Near the beginning of the text, Morinis makes clear that the changes he believes are possible through Mussar will not come easily nor quickly. “Mussar isn’t about zooming to the top of the mountain in search of some sort of ‘instant enlightenment.’ It advises small steps, repeated regularly, since what changes quickly in one direction can just as easily change back again. Walking this way requires patience, as the Alter of Novarodok noted caustically. ‘The problem with people,’ he said, ‘is that they want to change overnight--and have a good night’s sleep that night, too.’” (p36)
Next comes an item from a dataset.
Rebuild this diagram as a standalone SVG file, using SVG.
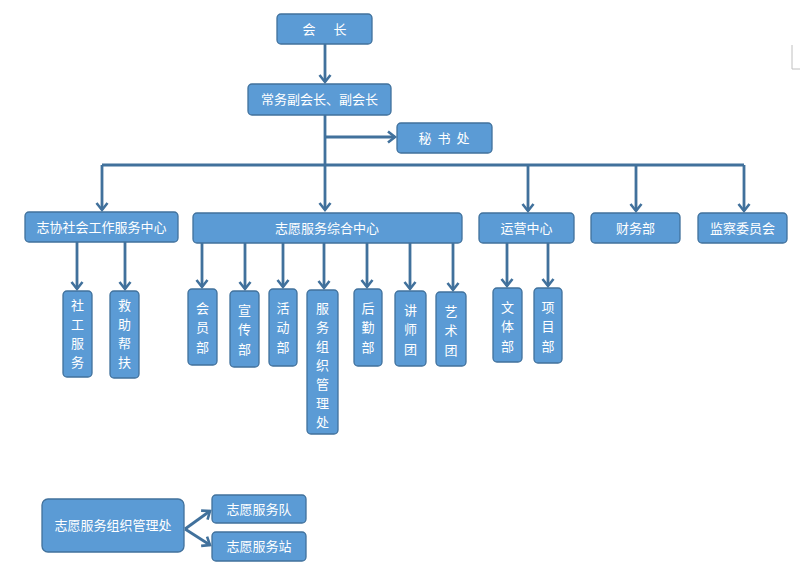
<svg xmlns="http://www.w3.org/2000/svg" width="800" height="573" viewBox="0 0 800 573">
<defs>
<marker id="arr" markerUnits="userSpaceOnUse" markerWidth="14" markerHeight="14" refX="9" refY="7" orient="auto">
<path d="M2,1.5 L9,7 L2,12.5" fill="none" stroke="#41719C" stroke-width="2.6" stroke-linejoin="miter"/>
</marker>
<style>
.box{fill:#5B9BD5;stroke:#41719C;stroke-width:1.3}
.t{font-family:"Noto Sans CJK SC","Noto Sans",sans-serif;font-size:13px;fill:#FFFFFF;text-anchor:middle}
.c{fill:none;stroke:#41719C;stroke-width:2.8}
.a{marker-end:url(#arr)}
</style>
</defs>
<rect width="800" height="573" fill="#FFFFFF"/>
<path d="M792,45 V69 H800" fill="none" stroke="#C0C0C0" stroke-width="1"/>

<g id="connectors">
<path class="c a" d="M325,44 V82"/>
<path class="c a" d="M325,115 V210"/>
<path class="c a" d="M325,137 H395"/>
<path class="c" d="M102,165 H744"/>
<path class="c a" d="M102,165 V210"/>
<path class="c a" d="M528,165 V211"/>
<path class="c a" d="M636,165 V211"/>
<path class="c a" d="M744,165 V211"/>
<path class="c a" d="M77,242 V289"/>
<path class="c a" d="M125,242 V289"/>
<path class="c a" d="M202,243 V287"/>
<path class="c a" d="M245,243 V289"/>
<path class="c a" d="M283,243 V287"/>
<path class="c a" d="M324,243 V288"/>
<path class="c a" d="M367,243 V287"/>
<path class="c a" d="M410,243 V289"/>
<path class="c a" d="M453,243 V290"/>
<path class="c a" d="M507,243 V286"/>
<path class="c a" d="M548,243 V286"/>
<path class="c a" d="M185,529 L210,511"/>
<path class="c a" d="M185,529 L210,545"/>
</g>

<g id="n-huizhang"><rect class="box" x="277" y="14" width="95" height="30" rx="4"/><text class="t" y="34"><tspan x="309">会</tspan><tspan x="340">长</tspan></text></g>
<g id="n-fuhuizhang"><rect class="box" x="248" y="84" width="143" height="31" rx="4"/><text class="t" x="319.5" y="104">常务副会长、副会长</text></g>
<g id="n-mishuchu"><rect class="box" x="397" y="123" width="95" height="30" rx="4"/><text class="t" y="143"><tspan x="425">秘</tspan><tspan x="444">书</tspan><tspan x="463">处</tspan></text></g>

<g id="n-zhixie"><rect class="box" x="25" y="212" width="153" height="30" rx="4"/><text class="t" x="101.5" y="232">志协社会工作服务中心</text></g>
<g id="n-zonghe"><rect class="box" x="193" y="213" width="269" height="30" rx="4"/><text class="t" x="327" y="233">志愿服务综合中心</text></g>
<g id="n-yunying"><rect class="box" x="479" y="213" width="95" height="30" rx="4"/><text class="t" x="526.5" y="233">运营中心</text></g>
<g id="n-caiwu"><rect class="box" x="591" y="213" width="89" height="30" rx="4"/><text class="t" x="635.5" y="233">财务部</text></g>
<g id="n-jiancha"><rect class="box" x="698" y="213" width="89" height="30" rx="4"/><text class="t" x="742.5" y="233">监察委员会</text></g>

<g id="n-shegong"><rect class="box" x="63" y="291" width="29" height="86" rx="4"/><text class="t"><tspan x="77.5" y="310">社</tspan><tspan x="77.5" y="329">工</tspan><tspan x="77.5" y="348">服</tspan><tspan x="77.5" y="367">务</tspan></text></g>
<g id="n-jiuzhu"><rect class="box" x="110" y="291" width="29" height="87" rx="4"/><text class="t"><tspan x="124.5" y="310">救</tspan><tspan x="124.5" y="329">助</tspan><tspan x="124.5" y="348">帮</tspan><tspan x="124.5" y="367">扶</tspan></text></g>

<g id="n-huiyuan"><rect class="box" x="188" y="289" width="29" height="76" rx="4"/><text class="t"><tspan x="202.5" y="313">会</tspan><tspan x="202.5" y="332">员</tspan><tspan x="202.5" y="352">部</tspan></text></g>
<g id="n-xuanchuan"><rect class="box" x="230" y="291" width="29" height="76" rx="4"/><text class="t"><tspan x="244.5" y="315">宣</tspan><tspan x="244.5" y="334">传</tspan><tspan x="244.5" y="354">部</tspan></text></g>
<g id="n-huodong"><rect class="box" x="269" y="289" width="28" height="77" rx="4"/><text class="t"><tspan x="283" y="313">活</tspan><tspan x="283" y="332">动</tspan><tspan x="283" y="352">部</tspan></text></g>
<g id="n-fuwuzuzhi"><rect class="box" x="307" y="290" width="31" height="144" rx="4"/><text class="t"><tspan x="322.5" y="313">服</tspan><tspan x="322.5" y="332">务</tspan><tspan x="322.5" y="351">组</tspan><tspan x="322.5" y="370">织</tspan><tspan x="322.5" y="389">管</tspan><tspan x="322.5" y="408">理</tspan><tspan x="322.5" y="427">处</tspan></text></g>
<g id="n-houqin"><rect class="box" x="354" y="289" width="28" height="77" rx="4"/><text class="t"><tspan x="368" y="313">后</tspan><tspan x="368" y="332">勤</tspan><tspan x="368" y="352">部</tspan></text></g>
<g id="n-jiangshi"><rect class="box" x="395" y="291" width="31" height="75" rx="4"/><text class="t"><tspan x="410.5" y="315">讲</tspan><tspan x="410.5" y="334">师</tspan><tspan x="410.5" y="354">团</tspan></text></g>
<g id="n-yishu"><rect class="box" x="436" y="292" width="30" height="74" rx="4"/><text class="t"><tspan x="451" y="316">艺</tspan><tspan x="451" y="335">术</tspan><tspan x="451" y="355">团</tspan></text></g>

<g id="n-wenti"><rect class="box" x="493" y="288" width="29" height="74" rx="4"/><text class="t"><tspan x="507.5" y="312">文</tspan><tspan x="507.5" y="331">体</tspan><tspan x="507.5" y="351">部</tspan></text></g>
<g id="n-xiangmu"><rect class="box" x="534" y="288" width="28" height="75" rx="4"/><text class="t"><tspan x="548" y="312">项</tspan><tspan x="548" y="331">目</tspan><tspan x="548" y="351">部</tspan></text></g>

<g id="n-guanlichu"><rect class="box" x="42" y="499" width="142" height="53" rx="6"/><text class="t" x="113" y="530">志愿服务组织管理处</text></g>
<g id="n-dui"><rect class="box" x="212" y="495" width="94" height="28" rx="4"/><text class="t" x="259" y="514">志愿服务队</text></g>
<g id="n-zhan"><rect class="box" x="212" y="532" width="94" height="29" rx="4"/><text class="t" x="259" y="551">志愿服务站</text></g>
</svg>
This articulation of the importance of incremental progress for lasting change deeply resonated with this Bmore Incrementalist. But what came next was an important reminder for me: “As important as practice is to Mussar, it is only preparation. The real focus is Mussar work. What’s the difference? By practice I refer to the exercises and methods we do in retreat, in the quiet of private meditation, in our daily disciplines. Mussar work, in contrast, is what comes to us when we deal with the real-life situations for which our spiritual practice is preparation.” (p 37).
This reminder that my anti-oppressive practices (e.g. my reading and writing for this website or even the work of recording the podcast) are actually preparation for anti-oppressive action in my life. They are not an end in themselves. And, just as I started to feel self-judgment rise with this reminder, Morinis brought the perspective full-circle: “In Mussar, the route to changing a relationship (or changing the world, for that matter) is to do the spiritual practice needed to change yourself.” (p40) As with so many things, it’s both/and. Indeed, Morinis names the both/and earlier in the book when reminds us “learning of any kind is predominantly an intellectual activity, and the Mussar masters recognized from experience that the intellect is a valuable but incomplete tool for transformation.” (p29)
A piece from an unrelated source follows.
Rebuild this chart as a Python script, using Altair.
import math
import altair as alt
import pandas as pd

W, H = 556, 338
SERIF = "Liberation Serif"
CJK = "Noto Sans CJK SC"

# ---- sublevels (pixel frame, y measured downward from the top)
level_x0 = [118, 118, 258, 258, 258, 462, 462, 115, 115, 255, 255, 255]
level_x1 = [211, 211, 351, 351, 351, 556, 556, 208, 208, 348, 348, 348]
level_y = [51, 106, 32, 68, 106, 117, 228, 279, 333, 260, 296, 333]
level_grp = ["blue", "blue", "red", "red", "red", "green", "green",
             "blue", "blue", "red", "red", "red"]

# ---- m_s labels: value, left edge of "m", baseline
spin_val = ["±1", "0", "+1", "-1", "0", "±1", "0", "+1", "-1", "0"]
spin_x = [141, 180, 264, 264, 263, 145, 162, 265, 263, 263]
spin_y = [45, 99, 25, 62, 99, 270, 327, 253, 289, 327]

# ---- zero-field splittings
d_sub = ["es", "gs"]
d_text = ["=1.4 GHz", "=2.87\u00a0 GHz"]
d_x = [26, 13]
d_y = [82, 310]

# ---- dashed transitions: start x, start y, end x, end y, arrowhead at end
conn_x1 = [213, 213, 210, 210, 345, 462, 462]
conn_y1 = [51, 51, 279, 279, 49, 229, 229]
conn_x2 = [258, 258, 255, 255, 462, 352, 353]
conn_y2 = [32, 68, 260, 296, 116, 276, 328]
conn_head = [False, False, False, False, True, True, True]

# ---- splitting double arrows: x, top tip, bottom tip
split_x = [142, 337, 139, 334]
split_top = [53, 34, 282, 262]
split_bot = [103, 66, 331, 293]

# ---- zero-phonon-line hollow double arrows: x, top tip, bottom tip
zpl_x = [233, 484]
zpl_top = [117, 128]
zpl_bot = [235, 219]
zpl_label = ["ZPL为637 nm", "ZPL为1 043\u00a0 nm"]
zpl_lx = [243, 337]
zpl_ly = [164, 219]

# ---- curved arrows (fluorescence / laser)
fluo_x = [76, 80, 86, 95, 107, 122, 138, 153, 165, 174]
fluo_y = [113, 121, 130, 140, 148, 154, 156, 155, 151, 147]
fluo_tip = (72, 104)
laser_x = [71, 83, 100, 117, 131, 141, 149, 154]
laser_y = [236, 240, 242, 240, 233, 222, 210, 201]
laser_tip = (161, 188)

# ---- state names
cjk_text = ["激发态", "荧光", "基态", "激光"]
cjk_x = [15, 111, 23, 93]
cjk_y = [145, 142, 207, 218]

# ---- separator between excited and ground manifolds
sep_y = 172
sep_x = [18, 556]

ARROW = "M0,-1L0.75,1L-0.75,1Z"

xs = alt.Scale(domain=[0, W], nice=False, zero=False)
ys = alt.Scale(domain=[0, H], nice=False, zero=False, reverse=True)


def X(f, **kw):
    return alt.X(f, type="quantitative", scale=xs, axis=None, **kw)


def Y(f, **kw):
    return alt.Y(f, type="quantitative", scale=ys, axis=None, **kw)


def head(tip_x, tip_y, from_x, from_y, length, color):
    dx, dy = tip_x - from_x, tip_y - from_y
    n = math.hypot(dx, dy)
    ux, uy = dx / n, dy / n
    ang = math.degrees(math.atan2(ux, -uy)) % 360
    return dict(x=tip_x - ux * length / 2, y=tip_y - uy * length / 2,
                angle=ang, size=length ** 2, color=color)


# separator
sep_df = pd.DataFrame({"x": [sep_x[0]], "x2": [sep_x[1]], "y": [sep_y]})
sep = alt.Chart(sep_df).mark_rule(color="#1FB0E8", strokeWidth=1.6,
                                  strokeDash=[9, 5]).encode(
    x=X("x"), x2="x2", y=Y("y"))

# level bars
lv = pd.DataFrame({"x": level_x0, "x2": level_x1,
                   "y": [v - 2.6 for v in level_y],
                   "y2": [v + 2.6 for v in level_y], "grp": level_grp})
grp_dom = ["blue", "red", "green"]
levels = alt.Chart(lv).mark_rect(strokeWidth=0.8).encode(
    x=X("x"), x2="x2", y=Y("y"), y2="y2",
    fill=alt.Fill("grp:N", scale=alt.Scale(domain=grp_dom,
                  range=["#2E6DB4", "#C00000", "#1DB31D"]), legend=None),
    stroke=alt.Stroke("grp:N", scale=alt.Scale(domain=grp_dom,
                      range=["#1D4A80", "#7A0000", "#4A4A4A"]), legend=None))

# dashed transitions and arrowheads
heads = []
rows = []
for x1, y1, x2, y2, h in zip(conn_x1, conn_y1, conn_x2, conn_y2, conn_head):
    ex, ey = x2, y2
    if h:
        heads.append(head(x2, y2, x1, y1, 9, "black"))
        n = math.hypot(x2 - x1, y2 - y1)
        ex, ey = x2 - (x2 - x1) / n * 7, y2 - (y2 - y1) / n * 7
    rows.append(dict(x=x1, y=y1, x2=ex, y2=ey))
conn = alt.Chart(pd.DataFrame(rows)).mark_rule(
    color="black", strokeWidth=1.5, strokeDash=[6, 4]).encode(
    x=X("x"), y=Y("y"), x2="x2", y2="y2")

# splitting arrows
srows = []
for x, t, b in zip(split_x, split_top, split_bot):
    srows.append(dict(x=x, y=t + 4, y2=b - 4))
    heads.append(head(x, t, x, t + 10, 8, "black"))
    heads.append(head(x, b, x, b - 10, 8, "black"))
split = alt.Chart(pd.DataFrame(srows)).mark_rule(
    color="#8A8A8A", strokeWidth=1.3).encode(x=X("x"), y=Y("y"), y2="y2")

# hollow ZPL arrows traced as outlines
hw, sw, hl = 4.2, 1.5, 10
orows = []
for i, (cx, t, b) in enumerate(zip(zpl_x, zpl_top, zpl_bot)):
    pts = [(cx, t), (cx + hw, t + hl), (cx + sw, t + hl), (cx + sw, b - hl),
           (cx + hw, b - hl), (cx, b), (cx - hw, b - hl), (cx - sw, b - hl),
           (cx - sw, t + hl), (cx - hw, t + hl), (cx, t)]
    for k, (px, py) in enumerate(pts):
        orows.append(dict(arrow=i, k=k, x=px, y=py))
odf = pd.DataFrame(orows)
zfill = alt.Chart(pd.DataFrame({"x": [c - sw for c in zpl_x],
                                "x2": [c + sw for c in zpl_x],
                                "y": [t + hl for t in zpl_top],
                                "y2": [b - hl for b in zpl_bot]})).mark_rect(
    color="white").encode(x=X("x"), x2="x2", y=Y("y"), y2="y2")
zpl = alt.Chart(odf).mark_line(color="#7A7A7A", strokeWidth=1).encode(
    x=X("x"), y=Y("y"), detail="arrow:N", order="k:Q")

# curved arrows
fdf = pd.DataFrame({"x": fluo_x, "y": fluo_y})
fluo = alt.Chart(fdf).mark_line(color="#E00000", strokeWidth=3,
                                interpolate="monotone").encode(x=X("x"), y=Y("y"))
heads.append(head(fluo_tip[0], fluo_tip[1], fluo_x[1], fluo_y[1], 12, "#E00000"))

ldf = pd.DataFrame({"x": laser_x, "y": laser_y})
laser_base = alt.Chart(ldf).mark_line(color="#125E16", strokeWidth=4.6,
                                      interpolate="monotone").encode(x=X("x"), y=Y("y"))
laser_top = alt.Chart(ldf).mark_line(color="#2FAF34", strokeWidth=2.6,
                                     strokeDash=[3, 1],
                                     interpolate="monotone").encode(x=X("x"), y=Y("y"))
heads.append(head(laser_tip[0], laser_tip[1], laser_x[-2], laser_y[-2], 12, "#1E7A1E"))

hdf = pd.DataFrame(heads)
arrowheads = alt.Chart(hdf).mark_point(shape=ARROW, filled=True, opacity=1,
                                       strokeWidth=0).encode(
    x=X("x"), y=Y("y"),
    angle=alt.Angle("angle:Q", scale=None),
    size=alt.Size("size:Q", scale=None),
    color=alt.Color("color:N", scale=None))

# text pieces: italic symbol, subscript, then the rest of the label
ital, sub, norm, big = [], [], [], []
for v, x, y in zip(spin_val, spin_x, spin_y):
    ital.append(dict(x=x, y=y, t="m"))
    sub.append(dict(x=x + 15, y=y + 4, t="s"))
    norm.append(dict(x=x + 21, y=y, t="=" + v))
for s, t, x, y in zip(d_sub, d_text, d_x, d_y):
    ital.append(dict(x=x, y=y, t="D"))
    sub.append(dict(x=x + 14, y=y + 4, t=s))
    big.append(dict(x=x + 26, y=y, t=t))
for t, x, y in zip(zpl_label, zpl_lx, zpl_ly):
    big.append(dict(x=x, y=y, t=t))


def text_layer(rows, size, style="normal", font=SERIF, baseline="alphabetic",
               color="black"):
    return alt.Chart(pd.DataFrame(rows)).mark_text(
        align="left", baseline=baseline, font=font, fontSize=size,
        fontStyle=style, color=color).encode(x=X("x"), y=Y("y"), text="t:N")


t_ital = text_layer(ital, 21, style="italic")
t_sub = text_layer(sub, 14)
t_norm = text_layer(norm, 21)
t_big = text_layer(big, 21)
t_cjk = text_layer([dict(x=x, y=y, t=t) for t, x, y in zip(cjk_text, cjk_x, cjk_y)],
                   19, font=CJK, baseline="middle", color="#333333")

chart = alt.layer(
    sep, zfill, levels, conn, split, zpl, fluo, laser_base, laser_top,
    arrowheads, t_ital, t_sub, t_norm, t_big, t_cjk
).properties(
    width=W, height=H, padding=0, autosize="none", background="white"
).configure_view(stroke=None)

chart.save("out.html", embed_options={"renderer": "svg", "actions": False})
These useful insights around the scaffolding of a liberatory practice continue to manifest in some of the content itself. Compassion, rachamim in Hebrew, is one of the middot Mussar instructs us around. “Rachamim--compassion--does not come into being just by feeling empathy. The depth and richness of the emotional connection must be translated into action that expresses concretely how truly moved you are to take care of the other. It is the action you take that turns a relationship or a shared emotion into compassion.” (p 81) In other words, “compassion comes into being only by being put to use.” (p82) And so, again, Morinis through Mussar reminds me of the both/and of thought and action.
Even as the Truth resonates in me of the importance of awareness AND action, I am heartened and instructed by the guidance of how to get there. The daily practices, the aspiration to have greater awareness around our automatic responses--and the firm assertion that we can make different choices--feel so relevant and transferable. As Morinis frames it, Mussar is the work of refining and influencing the traits and patterns of our nefesh (the dimension of soul most closely aligned to what we in the west think of as ego) so that our neshamah (the dimension of soul that comes directly from the Divine) can more clearly shine through. It feels like a short and appropriate step to apply the same instructions and practices to refining and influencing the patterns we’ve inherited from an oppressive culture so that our most just selves can shine through.*
*I am not the first to see this clear parallel. Indeed, Rabbi David Jaffe teaches a robust curriculum that applies the practices of Mussar to social change. His book Changing the World from the Inside Out: A Jewish Approach to Personal and Social Change was one of my first introductions to Mussar.